I told the spouse. He said "let's not do that?" and ":( I disapprove of this plan" Miffed, I turned to another friend in gchat, a friend likely to encourage me in my experimentation. He said "as someone who is not terribly fond of the taste of pumpkin, but who IS terribly fond of the taste of your tarte tatins, I view this as a commander might view rumors of a planned enemy invasion."
Philistines. Why are my enablers never online when I need them.
SO. Peel and slice a winter squash/ buy a bag of peeled and sliced winter squash. You'll need about three cups. (This recipe is already better than the apple version: THEY SELL SLICED SQUASH IN A BAG: no incessant peeling and coring and chopping for me!)
Preheat the oven to 350 degrees.
Mix 1 1/2 cups flour, 1 pinch salt, and 1 tablespoon sugar. Slice half a stick of butter into 9- 16 cubes: smash the cubes into the flour mixture. (Here the goal is to turn the butter into a butter-flour paste, but leave some of the flour in a non-butter paste state, so that later it will form a water paste and make amazing cracker-like layers in your pastry, because flaky pastry is cracker layers. What I mean is "Don't do a great job mixing in the butter: half-ass it. Or three-quarters-ass it.) Add water a teaspoon at a time until you have a fairly reliable dough - not too dry. Drop it onto a piece of saran wrap, cover it with another piece, roll it into a disc about the size of your pan. (See step below.)
Because I make a lot of tarte tatin, I do the following step at the same time I make the dough. Put the other half of the stick of butter in a 7-9 inch oven-safe frying pan. (This is the pan your dough should be about the size of.) Add half a cup of sugar: cook over moderate heat, stirring, as the sugar browns and melts. When it looks like you've put a handful of Werther's Originals in the pan, add the squash. You could also add half a teaspoon of pumpkin pie spice: it's better for being simmered in butter. Cook, stirring frequently, until the squash produces some liquid: about five minutes. Take the top piece of saran wrap off the dough disc, flip the dough disc into the pan, take the saran wrap off the other side of the dough, tuck the dough neatly into the pan. Cover up holes with bits you steal from the parts that flop out of the pan, flip bits that hang out into the pan along the dough; do not fret if the crust is not remotely even.

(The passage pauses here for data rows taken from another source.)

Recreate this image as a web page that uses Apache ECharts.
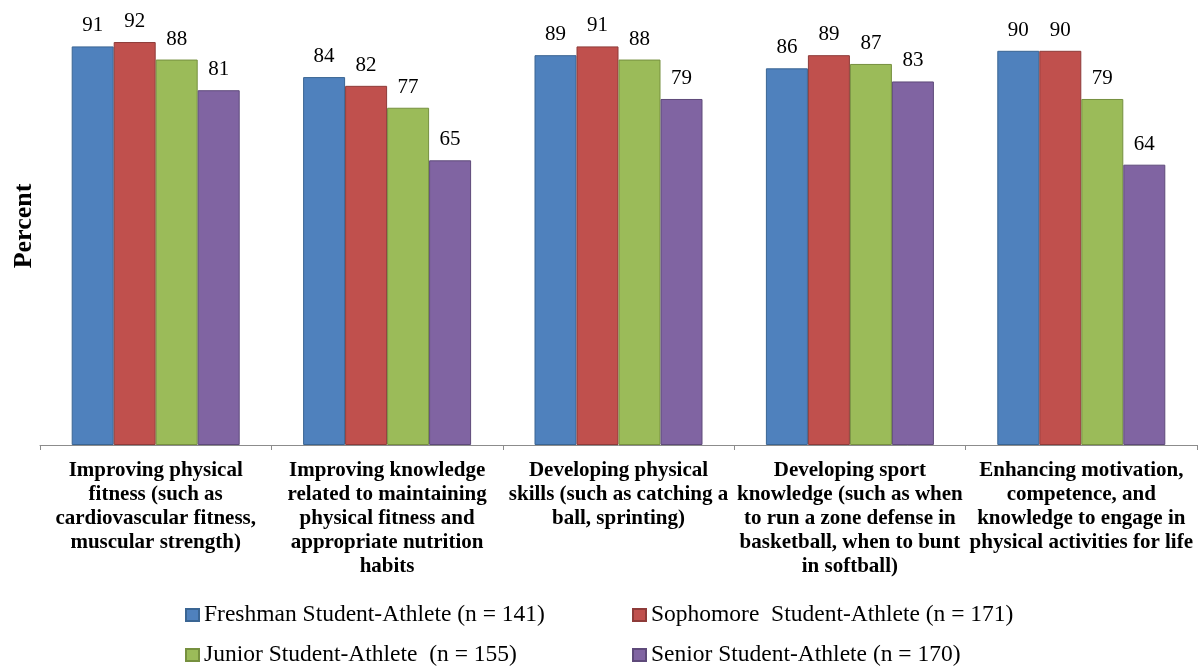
<!DOCTYPE html>
<html>
<head>
<meta charset="utf-8">
<script src="https://cdn.jsdelivr.net/npm/echarts@6/dist/echarts.min.js"></script>
<style>
  html, body { margin: 0; padding: 0; background: #fff; }
  #main { width: 1200px; height: 666px; }
</style>
</head>
<body>
<div id="main"></div>
<script>
var categories = [
  'Improving physical\nfitness (such as\ncardiovascular fitness,\nmuscular strength)',
  'Improving knowledge\nrelated to maintaining\nphysical fitness and\nappropriate nutrition\nhabits',
  'Developing physical\nskills (such as catching a\nball, sprinting)',
  'Developing sport\nknowledge (such as when\nto run a zone defense in\nbasketball, when to bunt\nin softball)',
  'Enhancing motivation,\ncompetence, and\nknowledge to engage in\nphysical activities for life'
];
var seriesNames = [
  'Freshman Student-Athlete (n = 141)',
  'Sophomore  Student-Athlete (n = 171)',
  'Junior Student-Athlete  (n = 155)',
  'Senior Student-Athlete (n = 170)'
];
var freshman = [91, 84, 89, 86, 90];
var sophomore = [92, 82, 91, 89, 90];
var junior = [88, 77, 88, 87, 79];
var senior = [81, 65, 79, 83, 64];

var fills = ['#4F81BD', '#C0504D', '#9BBB59', '#8064A2'];
var borders = ['#3A6593', '#8E3B39', '#76903F', '#5E4A7A'];
var values = [freshman, sophomore, junior, senior];

var serif = '"Liberation Serif", "Times New Roman", serif';

var myChart = echarts.init(document.getElementById('main'));

var series = [];
for (var i = 0; i < 4; i++) {
  series.push({
    name: seriesNames[i],
    type: 'bar',
    data: values[i],
    barWidth: 42,
    barGap: '0%',
    itemStyle: {
      color: fills[i],
      borderColor: borders[i],
      borderWidth: 1
    },
    label: {
      show: true,
      position: 'top',
      distance: 10,
      color: '#000',
      fontFamily: serif,
      fontSize: 21
    }
  });
}

var legendText = { color: '#000', fontFamily: serif, fontSize: 23.5 };

var option = {
  animation: false,
  textStyle: { fontFamily: serif },
  grid: {
    left: 40,
    right: 3,
    top: 7,
    bottom: 221,
    containLabel: false,
    outerBoundsMode: 'none'
  },
  legend: [
    {
      data: [seriesNames[0], seriesNames[2]],
      orient: 'vertical',
      left: 185,
      top: 603,
      width: 420,
      height: 80,
      itemGap: 16,
      itemWidth: 13,
      itemHeight: 12,
      icon: 'rect',
      textStyle: legendText,
      padding: 0
    },
    {
      data: [seriesNames[1], seriesNames[3]],
      orient: 'vertical',
      left: 632,
      top: 603,
      width: 420,
      height: 80,
      itemGap: 16,
      itemWidth: 13,
      itemHeight: 12,
      icon: 'rect',
      textStyle: legendText,
      padding: 0
    }
  ],
  xAxis: {
    type: 'category',
    data: categories,
    axisLine: { show: true, lineStyle: { color: '#8C8C8C', width: 1 } },
    axisTick: { show: true, length: 5, lineStyle: { color: '#8C8C8C' } },
    axisLabel: {
      interval: 0,
      margin: 14,
      color: '#000',
      fontFamily: serif,
      fontWeight: 'bold',
      fontSize: 21,
      lineHeight: 24,
      align: 'center'
    }
  },
  yAxis: {
    type: 'value',
    min: 0,
    max: 100,
    name: 'Percent',
    nameLocation: 'middle',
    nameGap: 3,
    nameTextStyle: {
      color: '#000',
      fontFamily: serif,
      fontWeight: 'bold',
      fontSize: 26
    },
    axisLine: { show: false },
    axisTick: { show: false },
    axisLabel: { show: false },
    splitLine: { show: false }
  },
  series: series
};

myChart.setOption(option);
</script>
</body>
</html>
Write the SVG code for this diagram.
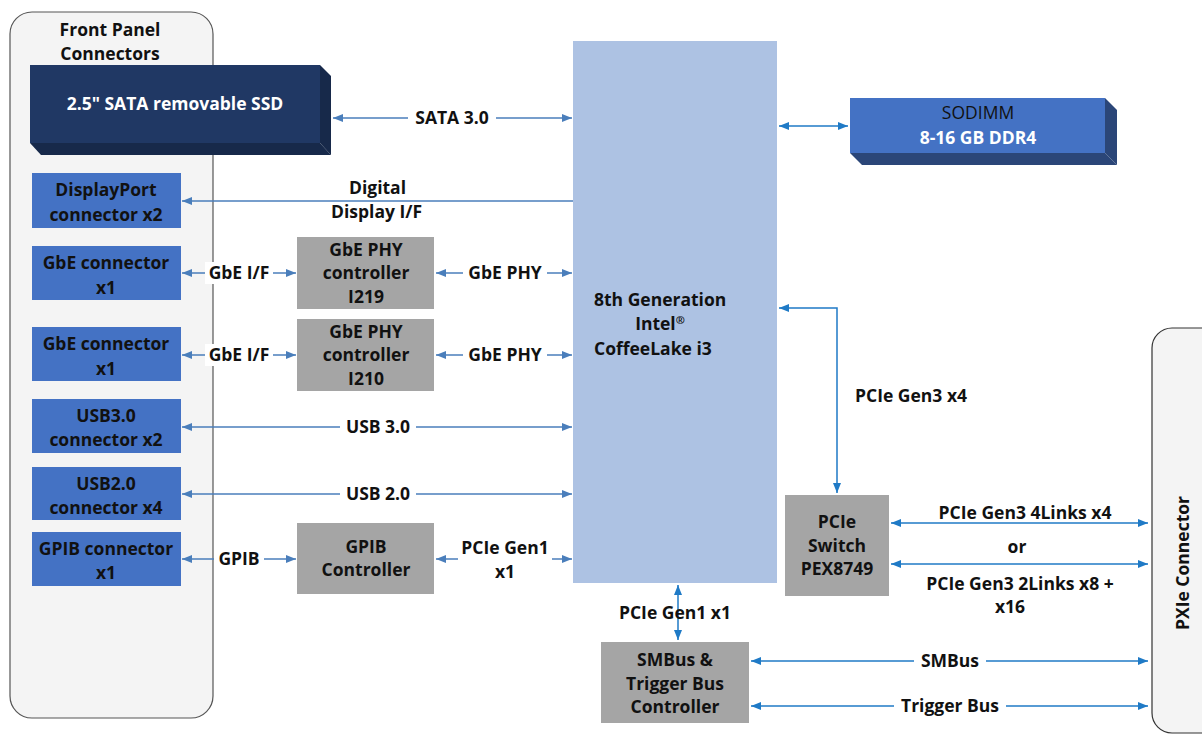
<svg xmlns="http://www.w3.org/2000/svg" width="1202" height="736" viewBox="0 0 1202 736">
<defs>
<style>
.t{font-family:"Open Sans","Noto Sans","Liberation Sans",sans-serif;font-weight:bold;font-size:17.5px;text-anchor:middle;fill:#111}
.w{fill:#fff}
.n{font-weight:normal}
.s{text-anchor:start}
.blue{fill:#4472c4}
.gray{fill:#a5a5a5}
.c1{stroke:#4a7ebb;stroke-width:1.5;fill:none;marker-start:url(#a1);marker-end:url(#a1)}
.c2{stroke:#1f7ac6;stroke-width:1.5;fill:none;marker-start:url(#a2);marker-end:url(#a2)}
.bg{fill:#fff}
</style>
<marker id="a1" viewBox="0 0 10 8" refX="10" refY="4" markerWidth="11" markerHeight="8" markerUnits="userSpaceOnUse" orient="auto-start-reverse"><path d="M0,0 L10,4 L0,8 z" fill="#4a7ebb"/></marker>
<marker id="a2" viewBox="0 0 10 8" refX="10" refY="4" markerWidth="11" markerHeight="8" markerUnits="userSpaceOnUse" orient="auto-start-reverse"><path d="M0,0 L10,4 L0,8 z" fill="#1f7ac6"/></marker>
</defs>
<rect width="1202" height="736" fill="#fff"/>

<g id="front-panel">
<rect x="10" y="12" width="203" height="706" rx="22" fill="#f4f4f4" stroke="#555" stroke-width="1.2"/>
<text class="t" x="110" y="36">Front Panel</text>
<text class="t" x="110" y="60">Connectors</text>
</g>

<g id="pxie">
<rect x="1152" y="328" width="80" height="405" rx="20" fill="#f4f4f4" stroke="#333" stroke-width="1.2"/>
<text class="t" transform="translate(1189,563) rotate(-90)">PXIe Connector</text>
</g>

<g id="ssd">
<polygon points="320,65 331,76 331,155 320,143" fill="#17294a"/>
<polygon points="30,143 41,155 331,155 320,143" fill="#17294a"/>
<rect x="30" y="65" width="290" height="78" fill="#203864"/>
<text class="t w" x="175" y="110">2.5" SATA removable SSD</text>
</g>

<g id="sodimm">
<polygon points="1105,98 1117,110 1117,165 1105,153" fill="#2b4678"/>
<polygon points="850,153 862,165 1117,165 1105,153" fill="#2b4678"/>
<rect x="850" y="98" width="255" height="55" fill="#4472c4"/>
<text class="t n" x="978" y="119">SODIMM</text>
<text class="t w" x="978" y="144">8-16 GB DDR4</text>
</g>

<g id="cpu">
<rect x="573" y="41" width="204" height="542" fill="#adc2e3"/>
<text class="t s" x="594" y="306">8th Generation</text>
<text class="t" x="660" y="330">Intel<tspan font-size="11" dy="-6">®</tspan></text>
<text class="t s" x="594" y="355">CoffeeLake i3</text>
</g>

<g id="displayport"><rect class="blue" x="32" y="173" width="149" height="55"/>
<text class="t" x="106" y="196">DisplayPort</text><text class="t" x="106" y="221">connector x2</text></g>
<g id="gbe1"><rect class="blue" x="32" y="246" width="149" height="54"/>
<text class="t" x="106" y="269">GbE connector</text><text class="t" x="106" y="294">x1</text></g>
<g id="gbe2"><rect class="blue" x="32" y="327" width="149" height="54"/>
<text class="t" x="106" y="350">GbE connector</text><text class="t" x="106" y="375">x1</text></g>
<g id="usb3"><rect class="blue" x="32" y="399" width="149" height="54"/>
<text class="t" x="106" y="422">USB3.0</text><text class="t" x="106" y="446">connector x2</text></g>
<g id="usb2"><rect class="blue" x="32" y="467" width="149" height="53"/>
<text class="t" x="106" y="490">USB2.0</text><text class="t" x="106" y="514">connector x4</text></g>
<g id="gpib"><rect class="blue" x="32" y="532" width="149" height="54"/>
<text class="t" x="106" y="555">GPIB connector</text><text class="t" x="106" y="579">x1</text></g>

<g id="phy-i219"><rect class="gray" x="297" y="237" width="137" height="72"/>
<text class="t" x="366" y="256">GbE PHY</text><text class="t" x="366" y="279">controller</text><text class="t" x="366" y="303">I219</text></g>
<g id="phy-i210"><rect class="gray" x="297" y="319" width="137" height="72"/>
<text class="t" x="366" y="338">GbE PHY</text><text class="t" x="366" y="361">controller</text><text class="t" x="366" y="385">I210</text></g>
<g id="gpib-ctrl"><rect class="gray" x="297" y="523" width="137" height="71"/>
<text class="t" x="366" y="553">GPIB</text><text class="t" x="366" y="576">Controller</text></g>
<g id="pcie-switch"><rect class="gray" x="785" y="495" width="104" height="101"/>
<text class="t" x="837" y="528">PCIe</text><text class="t" x="837" y="552">Switch</text><text class="t" x="837" y="575">PEX8749</text></g>
<g id="smbus-ctrl"><rect class="gray" x="601" y="642" width="148" height="81"/>
<text class="t" x="675" y="666">SMBus &amp;</text><text class="t" x="675" y="690">Trigger Bus</text><text class="t" x="675" y="713">Controller</text></g>

<g id="connectors">
<line class="c1" x1="333" y1="118" x2="572" y2="118"/>
<rect class="bg" x="408" y="106" width="88" height="22"/>
<text class="t" x="452" y="124">SATA 3.0</text>

<line class="c1" x1="573" y1="201" x2="182" y2="201" style="marker-start:none"/>
<text class="t s" x="349" y="194">Digital</text>
<text class="t s" x="331" y="218">Display I/F</text>

<line class="c1" x1="182" y1="273" x2="296" y2="273"/>
<rect class="bg" x="205" y="262" width="68" height="22"/>
<text class="t" x="239" y="279">GbE I/F</text>
<line class="c1" x1="436" y1="273" x2="572" y2="273"/>
<rect class="bg" x="463" y="262" width="84" height="22"/>
<text class="t" x="505" y="279">GbE PHY</text>

<line class="c1" x1="182" y1="355" x2="296" y2="355"/>
<rect class="bg" x="205" y="344" width="68" height="22"/>
<text class="t" x="239" y="361">GbE I/F</text>
<line class="c1" x1="436" y1="355" x2="572" y2="355"/>
<rect class="bg" x="463" y="344" width="84" height="22"/>
<text class="t" x="505" y="361">GbE PHY</text>

<line class="c1" x1="182" y1="427" x2="572" y2="427"/>
<rect class="bg" x="340" y="416" width="76" height="22"/>
<text class="t" x="378" y="433">USB 3.0</text>

<line class="c1" x1="182" y1="494" x2="572" y2="494"/>
<rect class="bg" x="340" y="483" width="76" height="22"/>
<text class="t" x="378" y="500">USB 2.0</text>

<line class="c1" x1="182" y1="559" x2="296" y2="559"/>
<rect class="bg" x="214" y="548" width="50" height="22"/>
<text class="t" x="239" y="565">GPIB</text>

<line class="c1" x1="436" y1="559" x2="572" y2="559"/>
<rect class="bg" x="458" y="536" width="94" height="46"/>
<text class="t" x="505" y="554">PCIe Gen1</text>
<text class="t" x="505" y="578">x1</text>

<line class="c2" x1="779" y1="126" x2="848" y2="126"/>

<path class="c2" d="M779,308 H837 V493"/>
<text class="t s" x="855" y="402">PCIe Gen3 x4</text>

<line class="c2" x1="891" y1="523" x2="1148" y2="523"/>
<text class="t" x="1025" y="519">PCIe Gen3 4Links x4</text>
<text class="t" x="1017" y="553">or</text>
<line class="c2" x1="891" y1="564" x2="1148" y2="564"/>
<text class="t" x="1020" y="590">PCIe Gen3 2Links x8 +</text>
<text class="t" x="1010" y="613">x16</text>

<line class="c2" x1="678" y1="585" x2="678" y2="640"/>
<text class="t" x="675" y="619">PCIe Gen1 x1</text>

<line class="c2" x1="751" y1="661" x2="1148" y2="661"/>
<rect class="bg" x="914" y="650" width="72" height="22"/>
<text class="t" x="950" y="667">SMBus</text>

<line class="c2" x1="751" y1="706" x2="1148" y2="706"/>
<rect class="bg" x="894" y="695" width="112" height="22"/>
<text class="t" x="950" y="712">Trigger Bus</text>
</g>
</svg>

Bake in the oven for about 30-40 minutes: until the crust is golden-brown. Take it out: while it is warm, put a plate over the top of the pan: invert the entire thing. Flick the bits of squash that are sticking to the pan onto the tart. Be shocked at how easy the pan is to wash.
How is it?
That is a sad face, right? A definite "no" vote is apparent in that expression. But guys, this is his second piece. I am REALLY good at that pastry. (Crackers. Remember the crackers rule of thumb. Or pull out half of the flour mixture, and stir it back in after you've squooshed in the butter. Now you are a pastry maven.)
The pumpkin is... look, this is when you make peace with your feelings about pumpkin. It's nicely roasted (I was worried it wouldn't cook through, but it did), and tossed in caramel: this is pumpkin at its peak. If you keep eating it because it is a beautiful tart with amazing pastry, but are saddened with each non-apple bite, you must acknowledge that you do not really like pumpkin very much. Sometimes you just finished sharing thirty pumpkin facts with the world, and it's a difficult thing to face. Sometimes, you've been opposed to pumpkin as a foodstuff from the beginning, and it is easy.
Make it with apples. Impress your friends.